Largely shutting down the sale of drug paraphernalia in Northern Virginia, the defendants also agreed to forfeit their inventories and stop the sale or manufacture of bongs (a type of pipe for smoking), scales and other products designed for illegal drug use.
"There's supposed to be a war on drugs in society, and this is part of that battle," said Assistant U.S. Attorney Lawrence J. Leiser, who prosecuted the case. "We do it now even to the level of attacking the instruments used to ingest illegal drugs."
The individuals and corporations who pleaded were the last remaining defendants in a case that surfaced in May when the U.S. Attorney's Office unsealed a 70-page, 302-count indictment against seven corporations and their executives. Other defendants had already pleaded guilty or have had charges against them dropped.
U.S. Attorney Henry E. Hudson said a ruling by U.S. District Judge T.S. Ellis III will make it easier to bring cases. Hudson said Ellis ruled that "the government does not have to prove that the merchant knew the purchaser wanted the product for the purpose of ingesting drugs."
The finding leaves it up to juries to determine whether a product is designed primarily for illegal drug use, prosecutors said. If a jury finds, for example, that a plastic pipe is made for smoking marijuana, then the retailer is guilty of selling drug paraphernalia, they said.

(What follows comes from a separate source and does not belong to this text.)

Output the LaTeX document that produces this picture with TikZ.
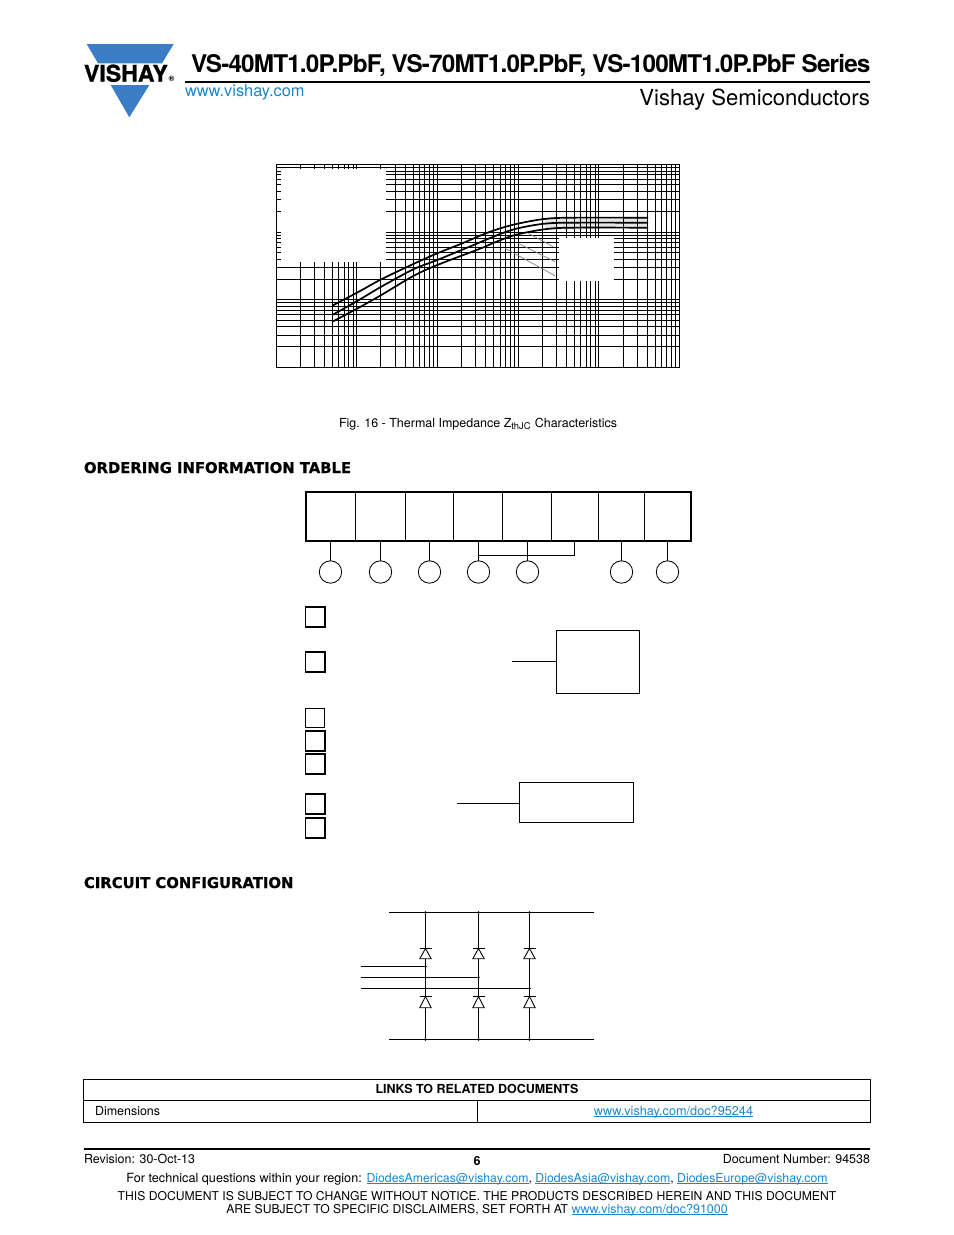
\documentclass[tikz,border=0pt]{standalone}
\usepackage{fontspec}
\setmainfont{TeX Gyre Heros}
\newfontfamily\headfont{DejaVu Sans}[BoldFeatures={FakeBold=0.7}]
\usetikzlibrary{positioning,calc}
\definecolor{logoblue}{HTML}{3B7EC6}
\definecolor{linkblue}{HTML}{1B85C9}
\newdimen\pxu
\pxu=0.6415pt
\newcommand{\weblink}[1]{\textcolor{linkblue}{\setbox0\hbox{#1}\rlap{\rule[-1pt]{\wd0}{0.45pt}}\box0}}

\begin{document}
\begin{tikzpicture}[
    x=0.6415pt, y=-0.6415pt,
    every node/.style={inner sep=0pt, outer sep=0pt},
    txt/.style={font=\fontsize{8}{9.6}\selectfont, anchor=base},
    capstxt/.style={font=\fontsize{7.8}{9.6}\selectfont, anchor=base},
    heading/.style={font=\headfont\bfseries\fontsize{9.5}{11}\selectfont, anchor=base west},
    gridline/.style={draw, line width=0.65pt},
    curve/.style={line width=1.1pt, line join=round},
    leaderline/.style={draw=black!50, line width=0.45pt},
    cellframe/.style={rectangle, draw, line width=1.3pt, minimum width=385.5\pxu, minimum height=49\pxu},
    slot/.style={circle, draw, line width=0.55pt, minimum size=22.4\pxu},
    tick/.style={rectangle, draw, line width=1.15pt, minimum size=19.5\pxu},
    tickthin/.style={tick, line width=0.8pt},
    notebox/.style={rectangle, draw, line width=0.65pt},
    wire/.style={line width=0.62pt},
    thinwire/.style={line width=0.55pt},
    dot/.style={circle, fill, minimum size=2.6\pxu},
    rule/.style={line width=1pt}
]
\useasboundingbox (0,0) rectangle (954,1235);

% Header
\fill [logoblue] (86.7,44) -- (173.7,44) -- (162,63.3) -- (98,63.3) -- cycle;
\fill [logoblue] (110.7,85) -- (149.3,85) -- (129.3,117.3) -- cycle;
\node [anchor=base west, font=\bfseries\fontsize{14.8}{15}\selectfont\addfontfeatures{FakeBold=1}] (logo) at (84,81.7) {VISHAY};
\node [anchor=base west, font=\bfseries\fontsize{5}{5}\selectfont] (reg) at (168.5,81.7) {®};
\node [anchor=base west, font=\bfseries\fontsize{15.6}{16}\selectfont\addfontfeatures{LetterSpace=-3.5}] (title) at (191,72.5) {VS-40MT1.0P.PbF, VS-70MT1.0P.PbF, VS-100MT1.0P.PbF Series};
\coordinate (ruleA) at (185,82);
\coordinate (ruleB) at (870,82);
\draw [rule] (ruleA) -- (ruleB);
\node [anchor=base west, font=\fontsize{10.5}{11}\selectfont, text=linkblue] (web) at (185,96) {www.vishay.com};
\node [anchor=base east, font=\fontsize{14.2}{15}\selectfont] (division) at (870,105) {Vishay Semiconductors};

% Impedance chart
\fill [black!10] (545,219) -- (648,217.7) -- (648,227.7) -- (545,230) -- cycle;
\foreach \d in {0,...,4} \foreach \m in {1,...,9} {
    \pgfmathsetmacro{\px}{floor(276+80.7*(\d+log10(\m)))+0.5}
    \draw [gridline] (\px,164.5) -- (\px,367.5);
}
\foreach \d in {0,1,2} \foreach \m in {1,...,9} {
    \pgfmathsetmacro{\py}{floor(164.5+67.6*(\d+1-log10(\m)))+0.5}
    \draw [gridline] (276.5,\py) -- (679.5,\py);
}
\draw [gridline] (276.5,164.5) rectangle (679.5,367.5);
\fill [white] (281,168.6) rectangle (386,262);
\fill [white] (559,237.7) rectangle (613.7,281);
\draw [leaderline] (528.3,233.3) -- (553.3,246.7);
\draw [leaderline] (518.3,243.3) -- (555,261.7);
\draw [leaderline] (505,248.3) -- (555,275.7);
\foreach \pts in {
    {(332.3,305.7) (357.7,292.3) (381.3,279.3) (413.3,264) (437.3,253.3) (462.3,243.3) (480,235.7) (495,230) (515,224.3) (541.7,219.3) (568,217.7) (648,217.7)},
    {(332.3,315) (357.7,300.7) (381.3,286.7) (413.3,269.3) (437.3,260) (480,242.3) (495,236) (515,229) (541.7,224) (568,222.7) (648,222.7)},
    {(332.3,321.7) (357.7,308.3) (381.3,295) (413.3,276) (437.3,265) (480,248.7) (495,242.3) (515,235) (541.7,229.7) (568,227.7) (648,227.7)}} {
    \draw [curve] plot [smooth, tension=0.5] coordinates \pts;
}
\node [txt] (caption) at (478,427) {Fig. 16 - Thermal Impedance Z\textsubscript{thJC} Characteristics};

% Ordering table
\node [heading] (ordering) at (84,473) {ORDERING INFORMATION TABLE};
\node [cellframe] (frame) at (498.7,516.5) {};
\foreach \x in {355.5,405.5,453.5,502.5,551.5,598.5,644.5}
    \draw [thinwire] (\x,492) -- (\x,541);
\foreach \n/\x in {d1/330.5,d2/380.5,d3/429.5,d4/478.5,d5/527.5,d6/621.5,d7/667.5} {
    \node [slot] (\n) at (\x,572) {};
    \draw [thinwire] (\n.north) -- (\n.north |- frame.south);
}
\coordinate (brk) at (574.5,555.5);
\draw [thinwire] (d4 |- brk) -- (brk) -- (brk |- frame.south);

% Option boxes
\foreach \n/\y in {b1/617,b2/662,b4/741,b5/764,b6/804,b7/828}
    \node [tick] (\n) at (315.3,\y) {};
\node [tickthin] (b3) at (315,718) {};
\node [notebox, minimum width=83.4\pxu, minimum height=63.4\pxu] (noteA) at (598,662) {};
\node [notebox, minimum width=114.4\pxu, minimum height=40\pxu] (noteB) at (576.5,802.3) {};
\coordinate (leadA) at (512,661.5);
\coordinate (leadB) at (457,803.5);
\draw [thinwire] (leadA) -- (noteA.west |- leadA);
\draw [thinwire] (leadB) -- (noteB.west |- leadB);

% Circuit
\node [heading] (circuit) at (84,888) {CIRCUIT CONFIGURATION};
\coordinate (railTL) at (389,912.5);
\coordinate (railTR) at (593.7,912.5);
\coordinate (railBL) at (389,1039.5);
\coordinate (railBR) at (593.7,1039.5);
\draw [wire] (railTL) -- (railTR);
\draw [wire] (railBL) -- (railBR);
\foreach \n/\x/\y in {a/425.5/966.5,b/478.5/977.5,c/529.5/988.5} {
    \node [dot] (top\n) at (\x,912.5) {};
    \node [dot] (bot\n) at (\x,1039.5) {};
    \node [dot] (mid\n) at (\x,\y) {};
    \coordinate (in\n) at (360.7,\y);
    \draw [wire] (top\n) -- (bot\n);
    \draw [wire] (in\n) -- (mid\n);
    \draw [thinwire, fill=white] (\x,948.5) -- (\x+5.7,958.7) -- (\x-5.7,958.7) -- cycle;
    \draw [wire] (\x-6,948.5) -- (\x+6,948.5);
    \draw [thinwire, fill=white] (\x,996.5) -- (\x+5.7,1007.7) -- (\x-5.7,1007.7) -- cycle;
    \draw [wire] (\x-6,996.5) -- (\x+6,996.5);
}

% Links table
\draw [thinwire] (83.5,1079) rectangle (870,1122);
\draw [thinwire] (83.5,1100.5) -- (870,1100.5);
\draw [thinwire] (477.5,1100.5) -- (477.5,1122);
\node [txt, font=\bfseries\fontsize{8}{9.6}\selectfont] (linkshead) at (477,1093) {LINKS TO RELATED DOCUMENTS};
\node [txt, anchor=base west] (dims) at (95,1115) {Dimensions};
\node [txt, font=\fontsize{8.15}{9.6}\selectfont] (dimslink) at (673.5,1115) {\weblink{www.vishay.com/doc?95244}};

% Footer
\coordinate (footA) at (84,1149);
\coordinate (footB) at (870,1149);
\draw [rule] (footA) -- (footB);
\node [txt, anchor=base west] (revision) at (84,1163) {Revision: 30-Oct-13};
\node [txt, font=\bfseries\fontsize{8}{9.6}\selectfont] (pageno) at (477,1165) {6};
\node [txt, anchor=base east] (docnum) at (870,1163) {Document Number: 94538};
\node [txt, font=\fontsize{8.12}{9.6}\selectfont] (questions) at (477,1182) {For technical questions within your region: {\fontsize{7.88}{9.6}\selectfont\weblink{DiodesAmericas@vishay.com}, \weblink{DiodesAsia@vishay.com}, \weblink{DiodesEurope@vishay.com}}};
\node [capstxt] (disclaimA) at (477,1200) {THIS DOCUMENT IS SUBJECT TO CHANGE WITHOUT NOTICE. THE PRODUCTS DESCRIBED HEREIN AND THIS DOCUMENT};
\node [capstxt] (disclaimB) at (477,1213) {ARE SUBJECT TO SPECIFIC DISCLAIMERS, SET FORTH AT \weblink{\fontsize{8}{9.6}\selectfont www.vishay.com/doc?91000}};
\end{tikzpicture}
\end{document}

John K. Zwerling, attorney for Randall K. Dyer, of Springfield, said the ruling was a key reason his client and the others agreed to a government offer to drop dozens of charges if the defendants each pleaded guilty to one conspiracy count.
Those who pleaded yesterday were Dyer and his Alexandria-based Tobacco Accessories Distributing Co.; Page E. Wiencek and RPM Associates Inc., of Herndon; William L. Love, who owned an independent retail outlet in Manassas; and John Burgess, of Manassas-based Dragon Song Ltd.
Individuals agreed to forfeit 20 percent of their assets, and will be sentenced to no more than three years in prison and fined up to $250,000. Corporations face fines of up to $500,000. Ellis set sentencing for Nov. 9.